Controversial website Ask.fm has appointed an international team of safety advisers, including an Irish expert, in its latest bid to rescue the social media company’s reputation.

The five-member advisory board, based in the US, Britain and Ireland, will be tasked with helping Ask.fm develop policies and procedures to deal with online bullying and manipulation of its largely teenage user base.

The website, which was linked to a number of teen suicides here and abroad, moved its headquarters to Dublin late last year.

It said more safety meaures were on the way, including the appointment of a law enforcement liaison officer to work with the gardaí on issues of shared concern.

Dr Brian O’Neill of the Dublin Institute of Technology is the Irish member on the advisory board which, a spokesperson for Ask.fm said, is due to assemble for its first meeting shortly and will hold further discussions regularly by conference call.

Dr O’Neill, who is director of research, enterprise and innovation services at DIT, also serves as director of the EU Kids Online initiative in Ireland, is independent assessor of the ICT Coalition for Children Online in the EU and is chair of the Government’s Internet Content Governance task force.

“Children’s use of both the internet and mobile devices continues to shift rapidly, and key to ensuring youth safety online is an understanding of what motivates them, and their use of the technology,” he said.

“I look forward to teaming up with my peers in this space and guiding Ask.fm toward evidence-based strategies to keep younger audiences safe and responsible as they navigate their digital worlds.”

The other members are John Carr of the UK’s Children’s Charities’ Coalition on Internet Safety; Anne Collier, founder of the US-based site netfamilynews.org; Marsali Hancock, CEO of iKeepSafe.org and Dr Justin Patchin of the Cyberbullying Research Centre at the University of Wisconsin.

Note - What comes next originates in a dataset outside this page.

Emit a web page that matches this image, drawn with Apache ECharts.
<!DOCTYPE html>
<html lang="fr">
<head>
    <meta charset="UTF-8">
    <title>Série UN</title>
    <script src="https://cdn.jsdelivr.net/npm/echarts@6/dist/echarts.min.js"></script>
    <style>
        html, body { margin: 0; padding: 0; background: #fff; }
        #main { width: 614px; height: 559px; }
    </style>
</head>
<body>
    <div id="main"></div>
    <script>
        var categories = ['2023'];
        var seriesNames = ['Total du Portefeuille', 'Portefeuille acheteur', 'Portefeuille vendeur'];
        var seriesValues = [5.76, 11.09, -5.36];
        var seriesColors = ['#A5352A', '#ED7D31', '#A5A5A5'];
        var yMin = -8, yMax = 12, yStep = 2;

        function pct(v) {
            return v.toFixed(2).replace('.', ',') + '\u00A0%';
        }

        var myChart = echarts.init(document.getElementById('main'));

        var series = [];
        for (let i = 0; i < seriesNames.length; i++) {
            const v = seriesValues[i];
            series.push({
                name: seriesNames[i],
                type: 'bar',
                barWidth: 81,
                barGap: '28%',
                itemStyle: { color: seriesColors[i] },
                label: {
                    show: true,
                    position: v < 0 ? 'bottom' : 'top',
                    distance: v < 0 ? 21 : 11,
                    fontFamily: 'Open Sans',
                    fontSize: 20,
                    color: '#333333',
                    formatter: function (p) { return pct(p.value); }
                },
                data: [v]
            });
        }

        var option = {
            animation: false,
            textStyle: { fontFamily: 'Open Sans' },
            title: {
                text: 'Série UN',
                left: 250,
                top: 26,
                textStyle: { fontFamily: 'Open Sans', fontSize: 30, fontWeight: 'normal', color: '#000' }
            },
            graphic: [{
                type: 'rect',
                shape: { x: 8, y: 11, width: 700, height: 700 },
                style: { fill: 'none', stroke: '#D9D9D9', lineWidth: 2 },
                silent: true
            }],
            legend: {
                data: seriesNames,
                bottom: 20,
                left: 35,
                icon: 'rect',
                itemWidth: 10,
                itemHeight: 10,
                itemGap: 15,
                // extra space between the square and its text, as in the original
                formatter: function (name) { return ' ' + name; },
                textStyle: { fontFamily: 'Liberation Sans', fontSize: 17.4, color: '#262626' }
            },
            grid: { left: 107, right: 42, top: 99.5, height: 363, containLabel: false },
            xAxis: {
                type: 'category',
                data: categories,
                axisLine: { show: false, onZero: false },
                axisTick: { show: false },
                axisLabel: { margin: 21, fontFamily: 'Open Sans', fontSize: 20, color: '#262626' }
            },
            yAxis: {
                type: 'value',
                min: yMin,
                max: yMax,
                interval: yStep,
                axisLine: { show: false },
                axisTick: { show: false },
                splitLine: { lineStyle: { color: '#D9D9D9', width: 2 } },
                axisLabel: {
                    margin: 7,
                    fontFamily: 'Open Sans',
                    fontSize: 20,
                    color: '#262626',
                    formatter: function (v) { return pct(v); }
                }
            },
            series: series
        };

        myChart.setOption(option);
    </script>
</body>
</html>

Doug Leeds, CEO of US based parent company, Ask.com, who bought Ask.fm from its much criticised Latvian owners last year, said the appointment of the safety advisory board was just the latest milestone in the overhaul of Ask.fm.

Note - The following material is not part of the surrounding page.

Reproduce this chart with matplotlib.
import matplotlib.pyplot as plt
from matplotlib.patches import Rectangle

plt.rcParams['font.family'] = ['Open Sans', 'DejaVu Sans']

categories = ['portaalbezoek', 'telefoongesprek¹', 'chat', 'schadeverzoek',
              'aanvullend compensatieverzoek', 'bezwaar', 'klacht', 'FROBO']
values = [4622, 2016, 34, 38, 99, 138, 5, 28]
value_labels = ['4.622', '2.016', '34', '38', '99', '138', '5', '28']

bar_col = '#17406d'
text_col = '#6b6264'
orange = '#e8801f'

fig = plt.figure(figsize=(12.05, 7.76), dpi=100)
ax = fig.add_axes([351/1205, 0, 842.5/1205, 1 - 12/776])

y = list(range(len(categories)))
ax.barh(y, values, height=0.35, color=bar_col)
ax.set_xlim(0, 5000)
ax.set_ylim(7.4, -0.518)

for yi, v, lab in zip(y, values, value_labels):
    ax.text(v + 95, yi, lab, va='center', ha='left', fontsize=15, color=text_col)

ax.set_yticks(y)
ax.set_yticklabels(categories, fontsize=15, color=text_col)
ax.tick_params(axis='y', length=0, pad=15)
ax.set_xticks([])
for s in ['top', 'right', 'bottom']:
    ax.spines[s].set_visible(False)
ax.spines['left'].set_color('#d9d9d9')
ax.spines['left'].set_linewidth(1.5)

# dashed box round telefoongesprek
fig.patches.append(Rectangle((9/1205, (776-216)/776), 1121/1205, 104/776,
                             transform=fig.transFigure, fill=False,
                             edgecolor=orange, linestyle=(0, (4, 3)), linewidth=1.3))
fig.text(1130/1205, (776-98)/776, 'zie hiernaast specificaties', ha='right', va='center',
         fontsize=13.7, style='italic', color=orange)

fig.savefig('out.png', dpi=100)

“It won’t be a quick or easy process, but step by step we are methodically tackling safety issues on Ask.fm, and are as committed as ever to making the site a safer and more positive place,” said Mr Leeds.

The site, which now has 150m individual users logging on every month, works by allowing people to create online profiles and then invite questions, both secret and public, from both anonymous and named other users on any topic.

Its largely anonymous nature and predominantly teenage user base has attracted accusations that it is a haven for cyberbullies, perverts and even extreme Islamist groups keen to recruit western Jihadists.

Ask.fm says since its take-over last year, it has substantially increased the number of online conversations it monitors and has made it easier for users to block and report unwanted contacts.

It also says it plans to develop partnerships with leading mental health and suicide prevention organisations to ensure it can provide support for users in crisis.

The new advisory board will work under the stewardship of Ask.fm’s newly appointed chief trust and safety officer, Catherine Teitelbaum who previously worked with Yahoo and the Family Online Safety Institute and was also involved with numerous government online safety taskforces in the US.